The Loddon River is not a great river. The best water in Australia is in the Murrumbidgee. The next best is the Murray – it’s about twice as salty. The Goulburn River is about twice as salty as the Murray; still good water. But the Loddon is about twice as salty as that. The Murrumbidgee is about 100 ECUs (Electrical Conductivity Units), next to nothing. The Murray is about 200, 250 – still nothing. The Goulburn runs about 200 to 400. But typically the river here runs about 800 to 1500 ECUs, and that’s normal here in Bridgewater. But during the drought it got up to about 3000ECUs. That’s one tenth as salty as sea water.

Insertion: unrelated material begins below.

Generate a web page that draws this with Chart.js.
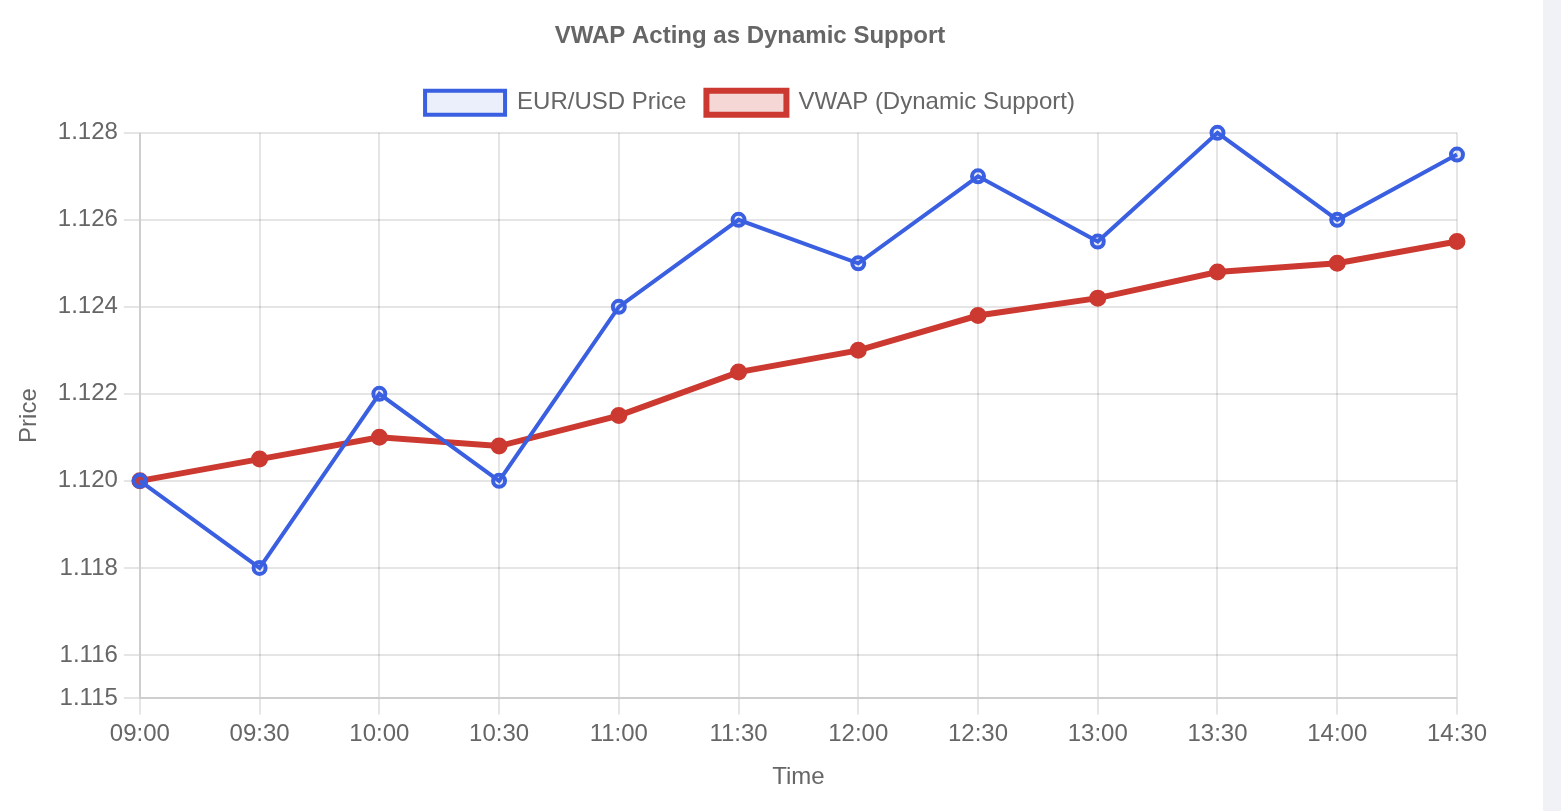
<!DOCTYPE html>
<html>
<head>
<meta charset="utf-8">
<title>VWAP Acting as Dynamic Support</title>
<script src="https://cdn.jsdelivr.net/npm/chart.js@4.4.0/dist/chart.umd.min.js"></script>
<style>
  html, body { margin: 0; padding: 0; background: #f1f2f5; overflow: hidden; }
  #page { width: 1543px; height: 811px; background: #fff; }
  #wrap { position: relative; left: 7px; width: 1486px; height: 800px; }
</style>
</head>
<body>
<div id="page">
  <div id="wrap"><canvas id="chart"></canvas></div>
</div>
<script>
// times along the x axis
const times = ['09:00', '09:30', '10:00', '10:30', '11:00', '11:30',
               '12:00', '12:30', '13:00', '13:30', '14:00', '14:30'];

// EUR/USD price
const priceValues = [1.1200, 1.1180, 1.1220, 1.1200, 1.1240, 1.1260,
                     1.1250, 1.1270, 1.1255, 1.1280, 1.1260, 1.1275];

// VWAP line
const vwapValues = [1.1200, 1.1205, 1.1210, 1.1208, 1.1215, 1.1225,
                    1.1230, 1.1238, 1.1242, 1.1248, 1.1250, 1.1255];

// y ticks as shown
const yTicks = [1.115, 1.116, 1.118, 1.120, 1.122, 1.124, 1.126, 1.128];

const BLUE = 'rgb(58, 95, 224)';
const RED = 'rgb(204, 57, 48)';
const FONT = "'Liberation Sans', Arial, Helvetica, sans-serif";

Chart.defaults.font.family = FONT;
Chart.defaults.font.size = 24;
Chart.defaults.color = '#666';

// a bit more room under the legend
const legendGap = {
  id: 'legendGap',
  beforeInit(chart) {
    const fit = chart.legend.fit;
    chart.legend.fit = function () {
      fit.bind(chart.legend)();
      this.height += 8;
    };
  }
};

new Chart(document.getElementById('chart'), {
  type: 'line',
  data: {
    labels: times,
    datasets: [
      {
        label: 'EUR/USD Price',
        data: priceValues,
        borderColor: BLUE,
        backgroundColor: 'rgba(58, 95, 224, 0.1)',
        borderWidth: 4,
        pointRadius: 6,
        pointBorderWidth: 4,
        pointBackgroundColor: 'rgba(58, 95, 224, 0.1)',
        tension: 0,
        clip: false
      },
      {
        label: 'VWAP (Dynamic Support)',
        data: vwapValues,
        borderColor: RED,
        backgroundColor: 'rgba(204, 57, 48, 0.2)',
        borderWidth: 6,
        pointRadius: 7,
        pointBorderWidth: 3,
        pointBackgroundColor: RED,
        tension: 0,
        clip: false
      }
    ]
  },
  options: {
    responsive: true,
    maintainAspectRatio: false,
    animation: false,
    plugins: {
      title: {
        display: true,
        text: 'VWAP Acting as Dynamic Support',
        font: { size: 24, weight: 'bold' },
        padding: { top: 22, bottom: 20 }
      },
      legend: {
        labels: { boxWidth: 80, boxHeight: 24, padding: 20 }
      },
      tooltip: { enabled: false }
    },
    scales: {
      x: {
        title: { display: true, text: 'Time', padding: 8 },
        grid: { lineWidth: 2, tickLength: 16 },
        border: { width: 2 },
        ticks: { padding: 6 }
      },
      y: {
        min: 1.115,
        max: 1.128,
        title: { display: true, text: 'Price', padding: 8 },
        grid: { lineWidth: 2, tickLength: 16 },
        border: { width: 2 },
        ticks: { padding: 6, callback: v => Number(v).toFixed(3) },
        afterBuildTicks: scale => {
          scale.ticks = yTicks.map(v => ({ value: v }));
        }
      }
    }
  },
  plugins: [legendGap]
});
</script>
</body>
</html>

Far and away the biggest use of the Loddon is to supplement the irrigation water out of the Goulburn River. Over 80 percent of all the entitlements for diversions are not on the Loddon River. The Loddon joins up with a canal that comes out of the Goulburn River and together they go out west and that’s where the entitlements go. The Loddon is like the Campaspe as the last river that flows easily in to the Murray. It spreads out like an inland delta.
The MDB Commission was charged with writing a report that would fix the river. It was a scientific report that was to be presented to parliament and acted upon. But obviously there was a lack of will on behalf of the government. The inevitable happened – the chairman fell on his sword, the government washed their hands of it and ultimately it’s been a political decision. So it’s a bit of a farce. Have you read how much is going to come out of the ground – about as much as the environmental flows, about 2700 gigalitres? What it means is that people will be able to yell and scream but there’ll be no change to the way water is used. It was a shocking piece of politics.”